Structural and Functional Characterization of Campylobacter Jejuni Ferric Uptake Regulator (CjFur)

Abstract

Transition metals are crucial components of several metabolic pathways and are critical for DNA, RNA and protein synthesis. However, when found in excess, these metal ions are toxic. To maintain the physiological concentration of metal ions at non-toxic concentration, bacteria rely on members of the Ferric uptake regulator (Fur) family of metalloregulators. Intriguingly, despite being coined as “metalloregulator”, specific members of the Fur family activate and repress gene expression in presence or absence of regulatory metals.

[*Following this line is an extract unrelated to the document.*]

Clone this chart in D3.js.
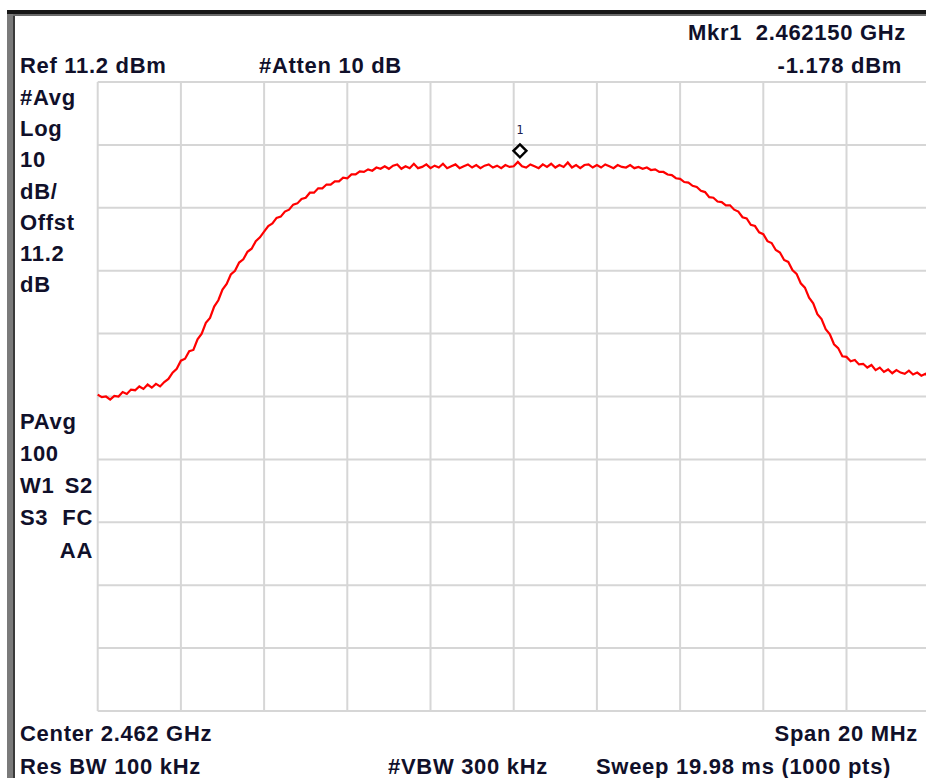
<!DOCTYPE html>
<html>
<head>
<meta charset="utf-8">
<script src="https://cdn.jsdelivr.net/npm/d3@7"></script>
<style>
  html, body { margin: 0; padding: 0; background: #ffffff; }
  svg { display: block; }
  text { font-family: "Liberation Sans", Arial, sans-serif; font-weight: bold; fill: #10102a; white-space: pre; }
</style>
</head>
<body>
<svg id="chart" width="926" height="778"></svg>
<script>
// ---------------- data ----------------
const centerGHz = 2.462;
const spanGHz = 0.020;
const refLevelDbm = 11.2;
const dbPerDiv = 10;
const sweepStepGHz = 0.0001;           // trace sample spacing (0.1 MHz)

// trace level (dBm) from 2.452 GHz to 2.472 GHz, every 0.1 MHz
const traceDbm = [
  -38.5, -38.9, -38.8, -39.3, -38.7, -38.8, -38.1, -38.4, -37.7, -37.8,
  -37.2, -37.6, -36.9, -37.4, -36.8, -37.2, -36.5, -36.0, -35.0, -34.4,
  -33.1, -32.8, -31.6, -31.4, -29.7, -28.8, -27.1, -26.3, -24.5, -23.5,
  -21.8, -20.9, -19.4, -18.8, -17.5, -17.0, -15.8, -15.3, -14.1, -13.5,
  -12.6, -11.7, -11.3, -10.4, -10.2, -9.4, -9.1, -8.3, -8.1, -7.4,
  -7.2, -6.4, -6.4, -5.7, -5.7, -5.1, -5.1, -4.6, -4.6, -4.0,
  -4.1, -3.5, -3.5, -3.0, -3.1, -2.7, -2.9, -2.4, -2.6, -2.2,
  -2.6, -2.1, -1.9, -2.6, -2.2, -2.5, -1.8, -2.5, -2.3, -1.9,
  -2.5, -2.1, -2.4, -1.8, -2.5, -2.2, -1.9, -2.5, -2.2, -1.9,
  -2.4, -2.0, -2.5, -2.1, -1.9, -2.4, -2.1, -2.5, -2.0, -2.3,
  -2.2, -1.5, -2.2, -2.4, -1.9, -2.2, -2.5, -1.9, -2.3, -1.8,
  -2.4, -2.0, -2.3, -1.6, -2.4, -2.0, -2.5, -2.0, -1.9, -2.4,
  -2.0, -2.4, -1.9, -2.2, -2.5, -2.0, -2.3, -2.4, -2.0, -2.5,
  -2.3, -2.6, -2.4, -2.8, -2.7, -3.1, -3.1, -3.5, -3.6, -4.1,
  -4.2, -4.7, -4.8, -5.3, -5.5, -6.1, -6.3, -7.1, -7.2, -7.8,
  -7.9, -8.4, -8.4, -9.1, -9.4, -10.3, -10.5, -11.5, -11.7, -12.7,
  -13.0, -14.1, -14.4, -15.5, -15.9, -17.1, -17.4, -18.7, -19.3, -20.8,
  -21.5, -23.1, -24.0, -25.7, -26.5, -28.1, -28.9, -30.5, -31.1, -32.4,
  -32.5, -33.2, -33.0, -33.7, -33.6, -34.2, -33.8, -34.6, -34.2, -34.9,
  -34.5, -35.1, -34.6, -35.0, -35.2, -34.7, -35.3, -35.0, -35.5, -35.2,
  -35.6
];

const markerGHz = [2.462150];
const markerDbm = [-1.178];
const markerLabels = ["1"];

const xGridDivisions = [0, 1, 2, 3, 4, 5, 6, 7, 8, 9, 10];
const yGridDivisions = [0, 1, 2, 3, 4, 5, 6, 7, 8, 9, 10];

const headerLabels = ["Mkr1  2.462150 GHz", "Ref 11.2 dBm", "#Atten 10 dB", "-1.178 dBm"];
const leftLabelsTop = ["#Avg", "Log", "10", "dB/", "Offst", "11.2", "dB"];
const leftLabelsBottom = ["PAvg", "100"];
const leftPairs = [["W1", "S2"], ["S3", "FC"], ["", "AA"]];
const footerLabels = ["Center 2.462 GHz", "Span 20 MHz", "Res BW 100 kHz", "#VBW 300 kHz", "Sweep 19.98 ms (1000 pts)"];

// ---------------- drawing ----------------
const svg = d3.select("#chart");
const W = 926, H = 778;

const plot = { left: 97.7, right: 929.7, top: 82, bottom: 711 };
const startGHz = centerGHz - spanGHz / 2, stopGHz = centerGHz + spanGHz / 2;
const x = d3.scaleLinear().domain([startGHz, stopGHz]).range([plot.left, plot.right]);
const y = d3.scaleLinear().domain([refLevelDbm - 10 * dbPerDiv, refLevelDbm]).range([plot.bottom, plot.top]);

// window frame
svg.append("rect").attr("x", 0).attr("y", 0).attr("width", W).attr("height", H).attr("fill", "#ffffff");
svg.append("rect").attr("x", 7).attr("y", 10).attr("width", 6).attr("height", H - 10).attr("fill", "#7a7a7a");
svg.append("rect").attr("x", 13).attr("y", 12).attr("width", 2).attr("height", H - 12).attr("fill", "#3a3a3a");
svg.append("rect").attr("x", 7).attr("y", 10).attr("width", W - 7).attr("height", 4).attr("fill", "#161616");
svg.append("rect").attr("x", 13).attr("y", 14).attr("width", W - 13).attr("height", 2).attr("fill", "#6a6a6a");

// grid
const g = svg.append("g");
const xGridVals = xGridDivisions.map(d => startGHz + d * spanGHz / 10);
const yGridVals = yGridDivisions.map(d => refLevelDbm - d * dbPerDiv);
g.selectAll("line.v").data(xGridVals).join("line")
  .attr("x1", d => x(d)).attr("x2", d => x(d))
  .attr("y1", y(yGridVals[0])).attr("y2", y(yGridVals[yGridVals.length - 1]))
  .attr("stroke", "#d6d6d6").attr("stroke-width", 2);
g.selectAll("line.h").data(yGridVals).join("line")
  .attr("x1", x(startGHz)).attr("x2", x(stopGHz))
  .attr("y1", d => y(d)).attr("y2", d => y(d))
  .attr("stroke", "#d6d6d6").attr("stroke-width", 2);

// trace
const trace = traceDbm.map((v, i) => ({ f: startGHz + i * sweepStepGHz, v }));
const line = d3.line().x(d => x(d.f)).y(d => y(d.v));
svg.append("path").datum(trace)
  .attr("d", line)
  .attr("fill", "none").attr("stroke", "#ff0000").attr("stroke-width", 2.2)
  .attr("stroke-linejoin", "miter");

// marker
markerGHz.forEach((f, i) => {
  const mx = x(f), my = y(markerDbm[i]) - 9;
  const r = 6.5;
  svg.append("path")
    .attr("d", `M${mx},${my - r}L${mx + r},${my}L${mx},${my + r}L${mx - r},${my}Z`)
    .attr("fill", "#ffffff").attr("stroke", "#000000").attr("stroke-width", 2.4);
  svg.append("text").attr("x", mx).attr("y", my - 17)
    .attr("text-anchor", "middle")
    .style("font-family", "'DejaVu Sans Mono', monospace").style("font-size", "12px").style("font-weight", "normal")
    .style("fill", "#202050")
    .text(markerLabels[i]);
});

// labels
const fs = "22px";
function label(txt, tx, ty, anchor) {
  svg.append("text").attr("x", tx).attr("y", ty).attr("text-anchor", anchor || "start")
    .style("font-size", fs).style("letter-spacing", "0.7px").text(txt);
}
label(headerLabels[0], 906, 40, "end");
label(headerLabels[1], 20, 73);
label(headerLabels[2], 259, 73);
label(headerLabels[3], 902, 73, "end");

leftLabelsTop.forEach((t, i) => label(t, 20, 105 + i * 31.2));
leftLabelsBottom.forEach((t, i) => label(t, 20, 429 + i * 32.3));
leftPairs.forEach((p, i) => {
  const by = 493 + i * 32.3;
  if (p[0]) label(p[0], 20, by);
  label(p[1], 93, by, "end");
});

label(footerLabels[0], 20, 741);
label(footerLabels[1], 918, 741, "end");
label(footerLabels[2], 20, 774);
label(footerLabels[3], 388, 774);
label(footerLabels[4], 596, 774);
</script>
</body>
</html>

Based on these observations, we hypothesized that the ability of these transcription factors to adopt different structural conformations underlies their ability to display different functions in presence and absence of metal ions. To address this important question, we solved the crystal structure of apo-Fur protein from Campylobacter jejuni. Structural analysis revealed that the protein adopts a V-shaped conformation harboring an evolutionary conserved cluster of positively charged residues on the surface. Using an extensive library of mutants and electrophoretic mobility shift analysis, we found that substituting residues forming the positively charged surface is detrimental for Fur interaction with DNA. Furthermore, our in vivo studies suggest that these positively charged residues are important for the regulation of CjFur target genes and that different mechanisms modulate the activity of Fur family of metalloregulators depending on the number of occupied metal binding sites. We showed that the disruption of metal binding sites of CjFur significantly reduces DNA binding in vitro and is deleterious for the repression of Fur target genes and gut colonization by C. jejuni. Finally, based on initial findings that adding a tag at the N-terminus of CjFur significantly reduces its ability to incorporate regulatory metal ions and bind DNA, we developed a new protocol for the purification of a highly active untagged CjFur protein. Overall, our studies shed new lights on the mechanistic basis controlling Fur gene regulatory activity in C. jejuni.